Analysis: The decisive test for construing entries in sales tax notifications is the popular parlance or commercial understanding of the article. Perfumed hair-oil is understood in common usage both as an oil and as an article of personal adornment and grooming. The Court held that it squarely answers the description of cosmetics and toilet requisites because hair-oil is used not merely for grooming but also for beautifying appearance, and the addition of perfume gives it a distinct character as a cosmetic article. The Court also examined the sequence of notifications over time and found that the rate structure consistently reflected a legislative pattern of taxing luxury or semi-luxury items at a higher rate. The later notification excluding perfumed hair-oil from the general oil entry was treated as clarificatory rather than as showing a contrary earlier intention. The use of the word include in the later notification was understood as giving an exhaustive meaning to the expression cosmetics and toilet requisites.

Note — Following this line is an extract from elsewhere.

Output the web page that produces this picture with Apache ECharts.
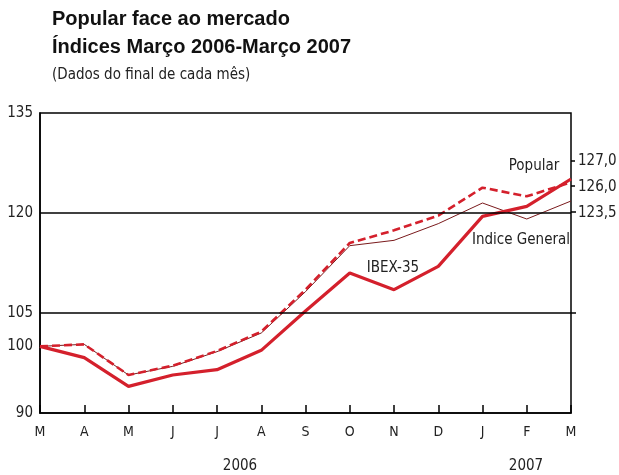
<!DOCTYPE html>
<html>
<head>
<meta charset="utf-8">
<script src="https://cdn.jsdelivr.net/npm/echarts@6/dist/echarts.min.js"></script>
<style>
html,body{margin:0;padding:0;background:#fff;}
#c{width:619px;height:475px;}
</style>
</head>
<body>
<div id="c"></div>
<script>
var months = ['M','A','M','J','J','A','S','O','N','D','J','F','M'];
var ibex35 = [100, 98.3, 94.0, 95.7, 96.5, 99.4, 105.3, 111.0, 108.5, 112.0, 119.5, 121.0, 125.1];
var popular = [100, 100.3, 95.7, 97.1, 99.3, 102.2, 108.5, 115.5, 117.4, 119.6, 123.8, 122.5, 124.6];
var indiceGeneral = [100, 100.3, 95.7, 97.0, 99.2, 102.0, 108.2, 115.1, 115.9, 118.4, 121.5, 119.1, 121.8];
var yTickLabels = [90, 100, 105, 120, 135];
var refLines = [105, 120];
var endValues = ['127,0', '126,0', '123,5'];
var years = ['2006', '2007'];

var NARROW = "'Liberation Sans Narrow','DejaVu Sans Condensed','Arial Narrow',sans-serif";
var RED = '#d4202c';

var chart = echarts.init(document.getElementById('c'), null, {renderer: 'canvas'});
chart.setOption({
  animation: false,
  backgroundColor: '#fff',
  grid: {left: 40, right: 48, top: 113, bottom: 62, show: true, borderColor: '#000', borderWidth: 1.5, backgroundColor: 'transparent'},
  xAxis: {
    type: 'category', data: months, boundaryGap: false,
    axisLine: {lineStyle: {color: '#000', width: 1.5}},
    axisTick: {inside: true, length: 8, lineStyle: {color: '#000', width: 1.5}},
    axisLabel: {color: '#222', fontSize: 14, fontFamily: NARROW, margin: 12},
    splitLine: {show: false}
  },
  yAxis: {
    type: 'value', min: 90, max: 135, interval: 5,
    axisLine: {show: true, lineStyle: {color: '#000', width: 1.5}},
    axisTick: {show: false},
    splitLine: {show: false},
    axisLabel: {
      color: '#222', fontSize: 15, fontFamily: NARROW, margin: 7,
      formatter: function (v) { return yTickLabels.indexOf(v) >= 0 ? String(v) : ''; }
    }
  },
  series: [
    {
      name: 'Indice General', type: 'line', data: indiceGeneral, symbol: 'none', z: 2,
      lineStyle: {color: '#7a1a1c', width: 1},
      markLine: {
        silent: true, symbol: 'none', label: {show: false},
        lineStyle: {color: '#000', width: 1.5, type: 'solid'},
        data: refLines.map(function (v) { return {yAxis: v}; })
      }
    },
    {
      name: 'Popular', type: 'line', data: popular, symbol: 'none', z: 3,
      lineStyle: {color: RED, width: 2.6, type: [8, 4]}
    },
    {
      name: 'IBEX-35', type: 'line', data: ibex35, symbol: 'none', z: 4,
      lineStyle: {color: RED, width: 3.2}
    }
  ],
  graphic: [
    {type: 'text', left: 52, top: 9, style: {text: 'Popular face ao mercado', font: "bold 20px 'Liberation Sans', Arial, sans-serif", fill: '#111'}},
    {type: 'text', left: 52, top: 37, style: {text: 'Índices Março 2006-Março 2007', font: "bold 20px 'Liberation Sans', Arial, sans-serif", fill: '#111'}},
    {type: 'text', left: 52, top: 68, style: {text: '(Dados do final de cada mês)', font: "15px " + NARROW, fill: '#222'}},
    {type: 'text', x: 393, y: 268, style: {text: 'IBEX-35', font: "15px " + NARROW, fill: '#222', align: 'center', verticalAlign: 'middle'}},
    {type: 'text', x: 534, y: 166, style: {text: 'Popular', font: "15px " + NARROW, fill: '#222', align: 'center', verticalAlign: 'middle'}},
    {type: 'text', x: 521, y: 240, style: {text: 'Indice General', font: "15px " + NARROW, fill: '#222', align: 'center', verticalAlign: 'middle'}},
    {type: 'text', x: 578, y: 161, style: {text: endValues[0], font: "15px " + NARROW, fill: '#222', align: 'left', verticalAlign: 'middle'}},
    {type: 'text', x: 578, y: 187, style: {text: endValues[1], font: "15px " + NARROW, fill: '#222', align: 'left', verticalAlign: 'middle'}},
    {type: 'text', x: 578, y: 213, style: {text: endValues[2], font: "15px " + NARROW, fill: '#222', align: 'left', verticalAlign: 'middle'}},
    {type: 'line', shape: {x1: 571, y1: 161, x2: 575, y2: 161}, style: {stroke: '#000', lineWidth: 1.5}},
    {type: 'line', shape: {x1: 571, y1: 186, x2: 575, y2: 186}, style: {stroke: '#000', lineWidth: 1.5}},
    {type: 'line', shape: {x1: 571, y1: 212, x2: 576, y2: 212}, style: {stroke: '#000', lineWidth: 1.5}},
    {type: 'line', shape: {x1: 571, y1: 313, x2: 576, y2: 313}, style: {stroke: '#000', lineWidth: 1.5}},
    {type: 'text', x: 240, y: 466, style: {text: years[0], font: "15px " + NARROW, fill: '#222', align: 'center', verticalAlign: 'middle'}},
    {type: 'text', x: 526, y: 466, style: {text: years[1], font: "15px " + NARROW, fill: '#222', align: 'center', verticalAlign: 'middle'}}
  ]
});
</script>
</body>
</html>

Conclusion: Perfumed hair-oil was held to fall under cosmetics and toilet requisites and was taxable at 10 per cent. The turnover of Rs. 8,000 on perfumed hair-oil was therefore taxable at 10 per cent, in favour of the assessee on the classification issue and against the assessee on the rate challenge.
Ratio Decidendi: Where a commodity answers two possible descriptions, classification under a sales tax notification must be determined by its ordinary commercial understanding and by the legislative scheme disclosed by the notifications, and an inclusive expression may be used exhaustively to clarify that a distinct article belongs to the higher-rated class.